Le gouvernement de MM. Sarkozy et Bertrand promet donc que nous en aurons bientôt fini avec le déficit de la Sécurité sociale. Et comme il s’agit de prévisions, et de prévisions à long terme, on peut être certains que personne ne le réfutera.

Certes, la Sécurité sociale a perdu 11,9 milliards d’euros en 2005 et perdra sans doute 9 milliards en 2006. Mais en 2007, c’est promis, elle ne perdra «que» 8 milliards. En 2009, elle sera à l’équilibre. Et en 2010, elle sera excédentaire de 50 milliards !

Comment les croire alors même que la Cour des comptes et la majorité sénatoriale prédisent la poursuite des déficits ? Ces belles prévisions nous en rappellent d’autres. En 1993, Edouard Balladur condamnait la gestion de Pierre Bérégovoy et promettait un assainissement rapide du système. En 1995, Alain Juppé mettait la France dans la rue pour tailler le régime à la hache. En 2004, la grande réforme Douste Blazy devait restaurer l’équilibre dès 2007. Et c’est toujours pour demain que tout ira mieux, tandis que la prise en charge des moins favorisés ne cesse de reculer.

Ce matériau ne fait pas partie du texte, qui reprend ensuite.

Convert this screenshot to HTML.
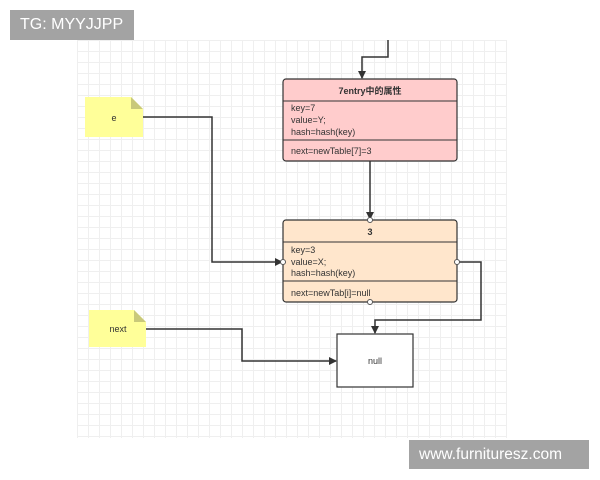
<!DOCTYPE html>
<html><head><meta charset="utf-8"><style>
body{margin:0;width:600px;height:480px;background:#fff;position:relative;overflow:hidden;font-family:"Liberation Sans","Noto Sans CJK SC",sans-serif}
.grid{position:absolute;left:77px;top:40px;width:430px;height:398px;
background-image:linear-gradient(#efefef 1px,transparent 1px),linear-gradient(90deg,#efefef 1px,transparent 1px);background-size:11px 11px}
.wm{position:absolute;background:#a3a3a3;color:#fff;font-size:16px;line-height:30px;padding:0 10px}
</style></head><body>
<div class="grid"></div>
<svg width="600" height="480" style="position:absolute;left:0;top:0" font-family="Liberation Sans, Noto Sans CJK SC, sans-serif">
<defs><marker id="a" markerWidth="8" markerHeight="8" refX="7" refY="4" orient="auto" markerUnits="userSpaceOnUse"><path d="M0,0 L8,4 L0,8 z" fill="#333"/></marker></defs>
<path d="M85,97 H131 L143,109 V137 H85 Z" fill="#ffff99"/>
<path d="M131,97 L143,109 H131 Z" fill="#c9c97a"/>
<text x="114" y="121" font-size="9" text-anchor="middle" fill="#333">e</text>
<path d="M89,310 H134 L146,322 V347 H89 Z" fill="#ffff99"/>
<path d="M134,310 L146,322 H134 Z" fill="#c9c97a"/>
<text x="118" y="332" font-size="9" text-anchor="middle" fill="#333">next</text>
<g fill="none" stroke="#333" stroke-width="1.5">
<path d="M388,40 V57 H362 V78" marker-end="url(#a)"/>
<path d="M370,161 V219" marker-end="url(#a)"/>
<path d="M143,117 H212 V262 H282" marker-end="url(#a)"/>
<path d="M457,262 H481 V320 H375 V333" marker-end="url(#a)"/>
<path d="M146,329 H242 V361 H336" marker-end="url(#a)"/>
</g>
<rect x="283" y="79" width="174" height="82" rx="3" fill="#ffcccc" stroke="#333" stroke-width="1.2"/>
<line x1="283" y1="101" x2="457" y2="101" stroke="#333"/>
<line x1="283" y1="140" x2="457" y2="140" stroke="#333"/>
<text x="370" y="94" font-size="9" font-weight="bold" text-anchor="middle" fill="#333">7entry中的属性</text>
<g font-size="9" fill="#333"><text x="291" y="111">key=7</text><text x="291" y="123">value=Y;</text><text x="291" y="135">hash=hash(key)</text><text x="291" y="154">next=newTable[7]=3</text></g>
<rect x="283" y="220" width="174" height="82" rx="3" fill="#ffe6cc" stroke="#333" stroke-width="1.2"/>
<line x1="283" y1="242" x2="457" y2="242" stroke="#333"/>
<line x1="283" y1="281" x2="457" y2="281" stroke="#333"/>
<text x="370" y="235" font-size="9" font-weight="bold" text-anchor="middle" fill="#333">3</text>
<g font-size="9" fill="#333"><text x="291" y="253">key=3</text><text x="291" y="265">value=X;</text><text x="291" y="276">hash=hash(key)</text><text x="291" y="296">next=newTab[i]=null</text></g>
<g fill="#fff" stroke="#555"><circle cx="370" cy="220" r="2.5"/><circle cx="370" cy="302" r="2.5"/><circle cx="283" cy="262" r="2.5"/><circle cx="457" cy="262" r="2.5"/></g>
<rect x="337" y="334" width="76" height="53" fill="#fff" stroke="#333" stroke-width="1.2"/>
<text x="375" y="364" font-size="9" text-anchor="middle" fill="#333">null</text>
</svg>
<div class="wm" style="left:10px;top:10px;width:104px">TG: MYYJJPP</div>
<div class="wm" style="left:409px;top:440px;width:160px;line-height:29px;font-size:15.5px">www.furnituresz.com</div>
</body></html>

On pourrait croire à une sorte de fatalité. Les Français vivent de plus en plus vieux. Les thérapies les plus coûteuses deviennent des services de masse. Nous consommons de plus en plus de soins. Le déficit se creuse, ce serait fatal. Il n’en est rien !

L’histoire de ce déficit est éloquente. Il dérape au cours de la dernière année du gouvernement Bérégovoy (1993). Le système connaît de telles oscillations : la «Sécu» est très dépendante des cotisations salariales et donc de l’emploi. La droite, malgré les promesses de Balladur, creuse le déficit annuel jusqu’à 11 milliards d’euros en 1995. Alain Juppé le réduit un peu, mais sa réforme s’essouffle. Seule la gauche, grâce au contrôle des dépenses, mais surtout à la croissance et à l’emploi, équilibre les comptes et les ramène à l’excédent.
Chirac, de retour aux affaires, relâche immédiatement l’effort, casse la croissance, et réintroduit un déficit abyssal. Entre 2002 et 2006, MM Raffarin et Villepin ont creusé le déficit cumulé de plus de 50 milliards d’euros. A titre de comparaison, entre 1945 et 1992, le déficit cumulé de la Sécurité sociale n’avait pas dépassé les 10 milliards d’euros.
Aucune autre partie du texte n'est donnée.